The diagram is faulty. Switch S1 needs to be in the same branch as the capacitor to prevent it from discharging before S1 is closed. But we can guess what they mean.
Using KVL is not much more difficult than what you have done already. It should give you the correct answer - for example, as follows.
Mark 3 loop currents $i_1, i_2, i_3$ as shown in the diagram below. Then applying KVL around each loop we get $$\frac{Q}{C}=3Ri_1-Ri_2$$ $$-\frac{Q}{C}=4Ri_2-Ri_1-2Ri_3$$ $$E=4Ri_3-2Ri_2$$ We are interested in the current through the capacitor which is $i=i_1-i_2$. Substituting and eliminating $i_1, i_2, i_3$ we obtain
$$i=-\frac{dQ}{dt}=\frac{1}{2CR}(Q-\frac14 CE)$$
$$Q-\frac14 CE=(Q_0-\frac14 CE)e^{-t/2RC}$$
After a long time ($t \to \infty$) the factor $e^{-t/2RC} \to 0$. Then the charge on the capacitor becomes $Q_{\infty}=\frac14CE$.

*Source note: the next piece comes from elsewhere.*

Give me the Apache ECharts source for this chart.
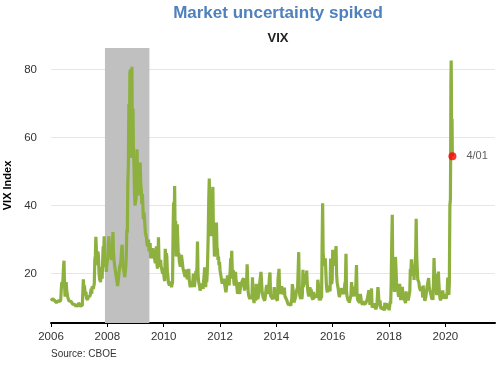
<!DOCTYPE html>
<html>
<head>
<meta charset="utf-8">
<script src="https://cdn.jsdelivr.net/npm/echarts@6/dist/echarts.min.js"></script>
<style>html,body{margin:0;padding:0;background:#fff;}#c{width:500px;height:365px;}</style>
</head>
<body>
<div id="c"></div>
<script>
// Weekly VIX readings (approximate), one array per year
var vix2006 = [12.0,12.5,12.2,12.6, 13.0,12.8,12.4,12.0, 11.8,11.6,11.4,11.3,11.5, 12.0,11.8,11.6,11.5, 11.8,12.5,15.5,17.5,16.8, 18.0,21.5,23.8,16.5, 13.2,15.0,17.5,15.0,14.5, 13.0,12.9,12.0,12.3, 12.0,11.5,11.8,11.6, 11.4,11.0,11.0,10.9,11.1, 10.9,10.7,10.3,10.5, 11.0,10.6,10.2,11.4];
var vix2007 = [11.5,11.0,10.5,10.8,10.9, 10.4,10.6,10.2,18.3, 15.5,16.5,16.8,13.5,14.6, 12.8,12.5,12.2,13.0, 13.2,13.0,12.8,13.5, 13.8,15.5,14.0,16.2,16.4, 15.5,16.0,17.0,24.0, 25.2,30.8,27.0,22.5,23.5, 26.5,25.0,20.3,18.5, 18.0,17.5,20.5,22.0,18.5, 23.5,28.0,26.0,31.0, 22.0,21.5,23.0,20.5,22.5];
var vix2008 = [23.0,25.0,29.0,31.0,26.0, 28.0,26.0,25.0,24.0, 26.5,29.0,32.2,26.0,25.5, 22.5,23.0,20.5,20.0, 18.5,17.5,16.3,17.5,18.0, 20.5,22.0,21.5,23.0, 25.0,27.5,28.5,22.5,22.0, 21.0,20.5,19.0,20.5, 22.0,25.5,33.0,32.0,46.7, 52.0,69.9,55.0,79.1,80.1, 54.0,60.0,80.9,55.0, 68.5,57.0,52.0,44.0,40.0];
var vix2009 = [40.0,42.0,46.0,56.6,44.0, 43.0,42.5,47.0,49.0, 52.7,46.5,45.0,40.5,43.5, 40.5,36.0,38.0,36.5, 36.0,32.0,32.0,30.5,28.9, 28.0,28.5,30.0,26.5, 27.0,29.0,24.5,24.0,25.9, 25.9,27.5,24.5,25.5, 25.0,24.0,23.0,26.0, 28.0,23.0,21.5,23.0,30.7, 24.0,23.0,22.0,24.0, 22.3,21.5,21.3,20.0,21.7];
var vix2010 = [20.0,18.5,17.8,27.3,24.6, 26.0,25.0,20.5,19.5, 17.4,17.5,16.5,17.0,17.6, 17.0,16.0,16.5,17.5, 32.8,40.9,34.0,45.8, 29.5,35.5,25.0,24.5,34.5, 30.0,25.0,26.0,23.5,23.5, 22.0,24.0,25.5,26.0, 23.0,21.5,22.0,21.5, 22.0,19.0,19.0,20.0,21.2, 18.3,20.6,18.5,21.4, 18.0,17.5,16.0,16.0,17.7];
var vix2011 = [17.6,16.0,16.0,20.0,19.0, 16.0,15.5,16.5,20.7, 20.0,21.9,29.4,20.0,17.8, 17.4,16.3,15.0,14.6, 15.9,17.1,17.5,17.5,15.5, 18.0,19.5,21.8,19.0, 16.0,19.0,17.5,20.0,25.3, 32.0,42.0,48.0,36.0, 35.0,38.5,31.0,41.3,42.9, 45.5,33.0,31.5,25.0,29.5, 33.0,32.0,35.0,27.8, 27.0,24.0,25.0,22.5,23.4];
var vix2012 = [21.0,20.5,19.0,18.5, 17.0,18.5,17.5,18.5,17.5, 18.0,17.5,14.5,15.5, 15.0,19.5,17.0,18.0,16.5, 19.0,20.5,24.5,22.0, 26.7,21.0,18.5,21.0, 17.5,16.5,17.0,20.5,18.5, 17.0,15.5,14.0,15.5, 17.5,15.0,14.0,15.5,15.7, 15.0,16.0,18.0,17.5, 18.6,17.5,15.0,15.9, 17.0,15.8,17.5,22.7,18.0];
var vix2013 = [14.5,13.5,13.0,12.5,13.0, 13.5,13.0,12.5,18.9, 14.0,12.5,11.3,13.5, 13.0,12.0,17.0,14.0, 13.5,12.5,12.5,14.0,16.3, 16.5,16.0,20.5,18.0, 15.0,14.0,13.0,12.5,13.5, 12.0,13.0,14.5,16.0, 16.6,14.0,14.0,15.5, 16.5,19.0,20.3,13.5,13.3, 13.0,12.9,12.5,12.6, 14.0,16.0,15.5,13.0,13.5];
var vix2014 = [13.0,12.5,12.0,18.1,18.4, 21.4,15.5,14.0,14.0, 14.0,16.3,15.0,14.5,13.9, 14.0,15.9,13.4,13.1, 13.0,12.9,12.0,11.4, 11.0,10.7,10.9,11.3,11.2, 10.5,11.8,12.5,16.9, 15.8,14.0,11.5,11.5, 12.0,13.0,14.0,15.0,15.5, 16.0,21.2,26.3,16.0, 13.5,13.0,12.5,13.3, 12.5,14.2,21.1,16.0,19.2];
var vix2015 = [19.9,17.5,19.5,16.7,20.9, 17.3,15.0,14.0,13.3, 15.2,16.0,13.5,15.4, 14.7,12.9,12.5,12.3,14.6, 12.8,12.4,12.4,13.8, 14.2,13.0,13.9,18.2, 16.8,13.0,12.2,13.0,12.1, 13.4,12.8,28.0,40.7, 26.0,24.0,22.3,23.6,24.5, 20.9,16.8,15.1,14.5, 14.3,16.4,15.5,15.1, 14.8,24.4,20.7,16.9,18.2];
var vix2016 = [27.0,24.0,22.3,23.0, 23.4,25.4,28.1,19.8,17.4, 16.9,15.5,14.0,13.1, 13.1,13.6,13.2,15.7, 14.7,15.0,15.2,14.0, 13.5,17.0,17.6,25.8,14.8, 13.2,12.7,12.0,12.7, 11.4,11.3,11.3,13.7, 17.5,15.4,13.3,13.3,13.3, 13.5,16.2,13.3,17.6, 22.5,14.2,12.3,12.5, 12.1,12.2,11.4,14.0];
var vix2017 = [12.9,11.6,11.8,10.8,11.9, 11.0,10.9,11.5,11.5, 11.2,11.7,11.3,12.5,12.4, 12.9,15.1,14.6,10.8, 10.6,10.4,15.6,10.0, 10.0,10.5,10.4,11.2,11.2, 11.2,9.5,9.4,10.3, 10.0,16.0,14.3,11.3,10.6, 12.1,10.2,9.6,9.7, 9.5,9.6,10.1,9.8, 9.1,11.4,10.5,9.9,11.3, 9.6,9.9,9.4,11.0];
var vix2018 = [9.2,10.2,11.7,11.1, 17.3,29.1,37.3,19.5,16.5, 19.9,14.6,16.1,24.9, 21.5,17.4,16.9,15.4, 15.4,13.2,13.4,17.0,13.5, 12.2,12.0,14.0,16.1, 13.4,12.2,12.9,12.9,12.8, 11.3,14.8,12.4,12.2, 13.2,12.1,11.7,12.1, 14.8,21.3,19.9,24.2,19.3, 19.5,20.1,22.5,18.1, 21.2,21.6,25.6,36.1,25.4];
var vix2019 = [21.4,18.2,17.8,17.4, 16.0,15.7,14.9,14.8, 14.6,16.1,13.0,16.5,13.7, 13.1,12.0,12.1,13.3, 12.9,16.0,16.0,16.4,18.7, 16.3,15.3,15.4,15.1, 13.3,12.4,14.5,12.2, 17.6,24.6,18.5,19.9,19.0, 15.0,13.7,15.3,16.2, 20.6,17.0,14.3,12.7, 12.1,12.1,12.5,12.6, 15.0,14.5,12.6,12.7,13.8];
var dates2020 = ['2020-01-03','2020-01-10','2020-01-17','2020-01-24','2020-01-31','2020-02-07','2020-02-14','2020-02-21','2020-02-28','2020-03-06','2020-03-09','2020-03-12','2020-03-16','2020-03-18','2020-03-20','2020-03-24','2020-03-27','2020-03-30','2020-04-01'];
var vix2020 = [14.0,12.6,12.1,14.6,18.8,15.5,13.7,17.1,40.1,41.9,54.5,75.5,82.7,76.5,66.0,61.7,65.5,57.1,54.5];

var yearStart = 2006;
var yearly = [vix2006,vix2007,vix2008,vix2009,vix2010,vix2011,vix2012,vix2013,vix2014,vix2015,vix2016,vix2017,vix2018,vix2019];
var xTicks = [2006,2008,2010,2012,2014,2016,2018,2020];
var yTicks = [20,40,60,80];
var recession = ['2007-12-01','2009-06-30'];
var markerDate = '2020-04-01';
var markerValue = 54.5;
var markerLabel = '4/01';

function decYear(s){
  var d = new Date(s + 'T00:00:00Z');
  var y = d.getUTCFullYear();
  var start = Date.UTC(y,0,1), end = Date.UTC(y+1,0,1);
  return y + (d.getTime()-start)/(end-start);
}

var seriesData = [];
yearly.forEach(function(arr, k){
  var n = arr.length;
  arr.forEach(function(v, i){ seriesData.push([yearStart + k + i/n, v]); });
});
dates2020.forEach(function(d, i){ seriesData.push([decYear(d), vix2020[i]]); });

var chart = echarts.init(document.getElementById('c'), null, {renderer:'canvas'});
var font = '"Liberation Sans", Arial, sans-serif';
chart.setOption({
  animation: false,
  title: [
    {text:'Market uncertainty spiked', left:273, top:0, textAlign:'center',
     textStyle:{fontFamily:font, fontSize:17, fontWeight:'bold', color:'#4f81bd'}},
    {text:'VIX', left:273, top:27, textAlign:'center',
     textStyle:{fontFamily:font, fontSize:13, fontWeight:'bold', color:'#222'}}
  ],
  graphic: [{type:'text', left:51, top:349, style:{text:'Source: CBOE', fontFamily:font, fontSize:10, fill:'#333'}}],
  grid: {left:51, right:5, top:48, bottom:42, containLabel:false, outerBoundsMode:'none'},
  xAxis: {
    type:'value', min:2006, max:2021.76, interval:2,
    axisLine:{show:true, lineStyle:{color:'#000', width:2}},
    axisTick:{show:true, length:4, lineStyle:{color:'#000', width:1}},
    axisLabel:{fontFamily:font, fontSize:11.5, color:'#333', margin:8, formatter:function(v){return String(v);},
      showMaxLabel:false},
    splitLine:{show:false}
  },
  yAxis: {
    type:'value', min:5.45, max:86.4,
    name:'VIX Index', nameLocation:'middle', nameGap:37, nameRotate:90,
    nameTextStyle:{fontFamily:font, fontSize:11, fontWeight:'bold', color:'#000'},
    axisLine:{show:false},
    axisTick:{show:false, customValues:yTicks},
    axisLabel:{fontFamily:font, fontSize:11.5, color:'#333', margin:14, customValues:yTicks},
    splitLine:{show:true, lineStyle:{color:'#e6e6e6', width:1}}
  },
  series: [{
    type:'line', data:seriesData, showSymbol:false, symbol:'none',
    lineStyle:{color:'#8db03f', width:3.2}, z:3,
    markArea:{silent:true, itemStyle:{color:'#c0c0c0'}, data:[[{xAxis:decYear(recession[0])},{xAxis:decYear(recession[1])}]]}
  },{
    type:'scatter', data:[[decYear(markerDate), markerValue]], symbolSize:8, z:5,
    itemStyle:{color:'#ff0000'},
    label:{show:true, position:'right', distance:10, formatter:markerLabel, fontFamily:font, fontSize:11, color:'#333'}
  }]
});
</script>
</body>
</html>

A quicker solution is to find the equivalent resistance $R'$ across the capacitor after shorting the cell. The time constant of the decay (or increase) of charge on the capacitor is then $C R'$. If the initial charge is $Q_0$ and the final charge is $Q_1$ then the time-variation of the charge is given by
$$ Q(t) - Q_1 = (Q_0 - Q_1) e^{-t / C R' }$$
After shorting the cell the circuit can be drawn as on the right above, because B and C are at the same potential. The resistance between C and D is $R$ because this is the result of two resistors $2R$ in parallel. Then the resistance along ADC is $2R$. This is the same as the resistance along ABC. ADC and ABC are in parallel, and have an equivalent resistance $R$. This is in series with the resistor in branch AC. So the effective resistance in series with the capacitor is $R'=2R$. The time constant for the circuit is $CR'=2CR$.